Monday, December 31, 2012
Books I read in December 2012
Caddie Woodlawn by Carol Ryrie Brink ***
This was a book I read aloud to Mark for school. It's a good one. It's set in the Wisconsin frontier during the Civil War (though the Civil War plays very little part in the story). Caddie Woodlawn in a tomboy and gets into all sorts of adventures. I loved that the story is based on stories the real Caddie told her granddaughter, the author.
Olivia told me that our mom read us this book when we were growing up and I have no memory of that. I think either I have a bad memory or Olivia does. (Probably Olivia.)
Cutting for Stone by Abraham Verghese ***
I liked this book.
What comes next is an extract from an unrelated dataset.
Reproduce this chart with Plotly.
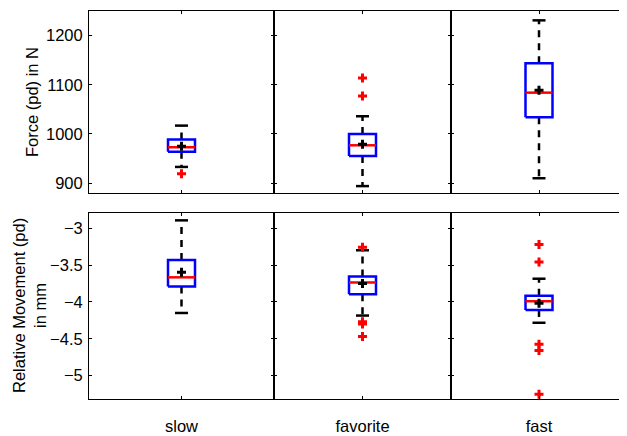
import plotly.graph_objects as go
from plotly.subplots import make_subplots

categories = ["slow", "favorite", "fast"]

# Force (pd) in N
force_upper = [1017, 1036, 1231]
force_q3 = [989, 1000, 1144]
force_median = [973, 977, 1084]
force_q1 = [964, 955, 1034]
force_lower = [933, 894, 910]
force_mean = [975, 979, 1089]
force_outliers = [[919], [1114, 1077], []]

# Relative Movement (pd) in mm
move_upper = [-2.89, -3.297, -3.684]
move_q3 = [-3.43, -3.654, -3.915]
move_median = [-3.665, -3.735, -3.99]
move_q1 = [-3.79, -3.895, -4.109]
move_lower = [-4.15, -4.185, -4.283]
move_mean = [-3.595, -3.75, -4.018]
move_outliers = [[], [-3.255, -4.27, -4.30, -4.47], [-3.22, -3.455, -4.574, -4.66, -5.255]]

force_ticks = [900, 1000, 1100, 1200]
force_ticktext = ["900", "1000", "1100", "1200"]
move_ticks = [-5, -4.5, -4, -3.5, -3]
move_ticktext = ["\u22125", "\u22124.5", "\u22124", "\u22123.5", "\u22123"]

# the page body has an 8px margin, so the figure is placed at (8, 8)
OFF = 8
W, H = 627 - OFF, 436 - OFF
ML, MR, MT, MB = 89 - OFF, 0, 11 - OFF, 37
pw = W - ML - MR
ph = H - MT - MB
col_px = [185, 177, 176]
bounds = [0]
for c in col_px:
    bounds.append(bounds[-1] + c)
xdom = [[bounds[i] / pw, min(bounds[i + 1] / pw, 1.0)] for i in range(3)]
top_dom = [(399 - 193) / ph, 1.0]
bot_dom = [0.0, (399 - 213) / ph]

fig = make_subplots(rows=2, cols=3)

BLUE = "#0000ff"
RED = "#ff0000"
FONT = "Liberation Sans, Arial, sans-serif"
FS = 16.5


def add_box(row, col, up, q3, med, q1, lo, mean, outs):
    c = 1.0
    hw = 13.5 / col_px[col - 1]
    cw = 6.5 / col_px[col - 1]
    for a, b in [(q3, up), (q1, lo)]:
        fig.add_trace(go.Scatter(x=[c, c], y=[a, b], mode="lines",
                                 line=dict(color="black", width=2.5, dash="7px,6px"),
                                 hoverinfo="skip", showlegend=False), row=row, col=col)
    for v in [up, lo]:
        fig.add_trace(go.Scatter(x=[c - cw, c + cw], y=[v, v], mode="lines",
                                 line=dict(color="black", width=2.5),
                                 hoverinfo="skip", showlegend=False), row=row, col=col)
    fig.add_trace(go.Scatter(x=[c - hw, c + hw, c + hw, c - hw, c - hw],
                             y=[q1, q1, q3, q3, q1], mode="lines",
                             line=dict(color=BLUE, width=2.5),
                             hoverinfo="skip", showlegend=False), row=row, col=col)
    fig.add_trace(go.Scatter(x=[c - hw, c + hw], y=[med, med], mode="lines",
                             line=dict(color=RED, width=2.5),
                             hoverinfo="skip", showlegend=False), row=row, col=col)
    if outs:
        fig.add_trace(go.Scatter(x=[c] * len(outs), y=outs, mode="markers",
                                 marker=dict(symbol="cross", size=7.5, color=RED,
                                             line=dict(width=0)),
                                 hoverinfo="skip", showlegend=False), row=row, col=col)
    fig.add_trace(go.Scatter(x=[c], y=[mean], mode="markers",
                             marker=dict(symbol="cross", size=7.5, color="black",
                                         line=dict(width=0)),
                             hoverinfo="skip", showlegend=False), row=row, col=col)


for i in range(3):
    add_box(1, i + 1, force_upper[i], force_q3[i], force_median[i], force_q1[i],
            force_lower[i], force_mean[i], force_outliers[i])
    add_box(2, i + 1, move_upper[i], move_q3[i], move_median[i], move_q1[i],
            move_lower[i], move_mean[i], move_outliers[i])

for r in (1, 2):
    for cidx in range(3):
        col = cidx + 1
        fig.update_xaxes(row=r, col=col, domain=xdom[cidx], range=[0.5, 1.5],
                         showgrid=False, zeroline=False, showline=True, linecolor="black",
                         linewidth=1, mirror="ticks", ticks="inside", ticklen=3,
                         tickcolor="black", tickvals=[1],
                         ticktext=[categories[cidx]] if r == 2 else [""],
                         showticklabels=(r == 2), ticklabelstandoff=12,
                         tickfont=dict(family=FONT, size=FS, color="black"))
        if r == 1:
            fig.update_yaxes(row=r, col=col, domain=top_dom, range=[880, 1250],
                             tickvals=force_ticks, ticktext=force_ticktext)
        else:
            fig.update_yaxes(row=r, col=col, domain=bot_dom, range=[-5.32, -2.79],
                             tickvals=move_ticks, ticktext=move_ticktext)
        fig.update_yaxes(row=r, col=col, showgrid=False, zeroline=False, showline=True,
                         linecolor="black", linewidth=1, mirror="ticks", ticks="inside",
                         ticklen=3, tickcolor="black", showticklabels=(col == 1),
                         ticklabelstandoff=2,
                         tickfont=dict(family=FONT, size=FS, color="black"))

fig.add_annotation(text="Force (pd) in N", xref="paper", yref="paper",
                   x=(32 - 89) / pw, y=(399 - 102) / ph, textangle=-90,
                   showarrow=False, xanchor="center", yanchor="middle",
                   font=dict(family=FONT, size=FS, color="black"))
fig.add_annotation(text="Relative Movement (pd)<br>in mm", xref="paper", yref="paper",
                   x=(29 - 89) / pw, y=(399 - 306) / ph, textangle=-90,
                   showarrow=False, xanchor="center", yanchor="middle",
                   font=dict(family=FONT, size=FS, color="black"))

fig.update_layout(width=W, height=H, margin=dict(l=ML, r=MR, t=MT, b=MB),
                  paper_bgcolor="white", plot_bgcolor="white", showlegend=False,
                  font=dict(family=FONT, size=FS, color="black"))

fig.write_html("out.html")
It was long and involved and fascinating. It was set in Ethiopia and it turns out I know very little about Ethiopia so that was interesting to me. There were painful parts of the book...primarily the hormonal teenage boy stuff. Bleck. If you can soldier through that (skim--it's what I do) then it is a really great read.
Heaven is Here by Stephanie Nielsen ****
LOVED this book. It was fabulous. I highly recommend it. I've read her blog for awhile and felt like I knew the story of her plane crash but I did not. It was heartbreaking and incredibly inspiring. I felt new found appreciation for my roles as wife and mother and felt very blessed to have a healthy body.
The Truth about Style by Stacy London ***
This is one of those books I picked up on a whim. Usually I don't finish them because they're silly but I liked this one. It's partly about style but mostly a memoir. I am not always a huge memoir fan but I enjoyed this. I usually wear jeans and t-shirts and sweaters and occasionally, hoodies (repeat, repeat, repeat). Maybe I'll get some style someday. (No promises.)
The Rent Collector by Camron Wright ***
This book was set at a municipal dump in Cambodia. It's about a family that lived there, gathering trash to support themselves. Through a series of events, the young wife and mother learned to read. It was an interesting story, compelling and sweet and filled with hope.
It also bugged me. At the end of the book, there are pictures, photographs. Also, it says the book is fiction. The pictures are from a documentary about the dump. So are those the real people? Are there really people with those names? Is the story true at all? If it weren't for the pictures at the end, I would have just thought it was a good story.
We read this book for book club so I'll be interested to see if the pictures mattered to anyone else.
(I showed Adam and he didn't think the pictures were problematic. They confused me though.)